Constellations, written by Nick Payne and directed for TheatreWorks New Milford’s season opening by Viv Berger, is a thought-provoking, intellectual piece that lingers well past its curtain.

At a chance meeting during a barbecue, Marianne (played by Heather Haneman) and Roland (Matthew Benjamin Horowitz) enter into an early flirtation. Marianne invites a conversation with Roland on the inability of humans to lick their own elbows.

This is done in several exchanges with varying inflections and attitudes. In this manner, the themes of the play are introduced.

Addressing the nonlinear nature of relationships and their dependence on communication, Mr Payne and Ms Berger seem to want to convey the frailty of verbal communication in its various contexts and tones. The impact of the manner in which words are conveyed is as important as the verbiage itself.

In a scene where the actors communicate with sign language, the actual text of their conversation was projected on a screen upstage. Blocked by the actors who were standing in front of the screen, the translation was unavailable to the audience and yet strangely unnecessary.

The vehemence and emotion was made apparent by the vigor with which their silent exchange took place. Their meaning crystallized in the absence of sound.

Both actors appeared awkward in the outset; the unfamiliarity of their characters was palpable. They are an unlikely pair, a cosmologist and a beekeeper.

Yet as the performance progressed, the characters portrayed by Ms Haneman and Mr Horowitz displayed an evolving and deepening connection.

With all of the possible directions a relationship can take to deal with the myriad circumstances it can encounter, this one relationship finds itself in a place with a single option.
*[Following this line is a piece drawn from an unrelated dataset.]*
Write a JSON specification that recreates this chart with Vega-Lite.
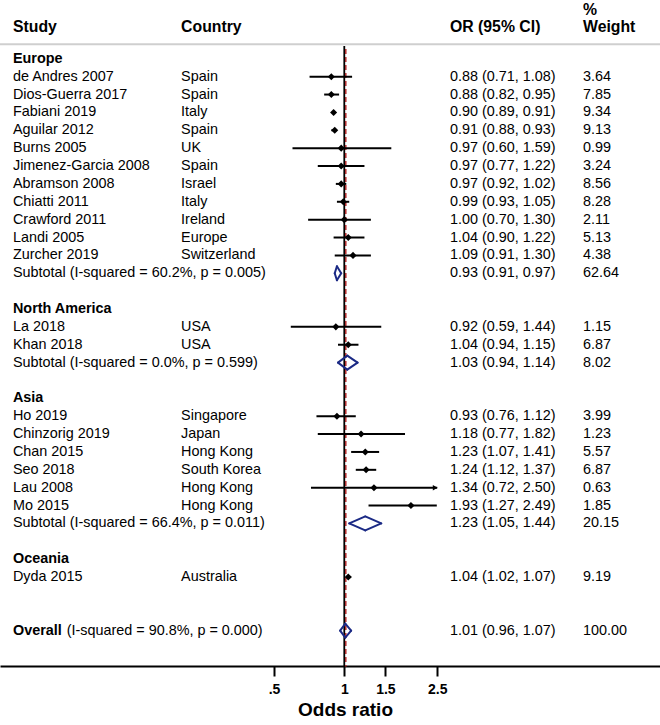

In the gifted hands of these performers, this piece resonates.

The set, designed by Leif Smith, includes a series of platforms on which the actors stand as they repeat lines in various contexts. The focal point is a screen of changing images that reflect the characters’ time and place, drawings meant to convey the status of their connection and the eponymous constellations, which seem to imply that for relationships to work, the stars must align. In shifting time and space, true connection presents enormous challenges.

This is solid work that invites the audience to think and to analyze what they are seeing and hearing. It is an interesting and enlightening journey.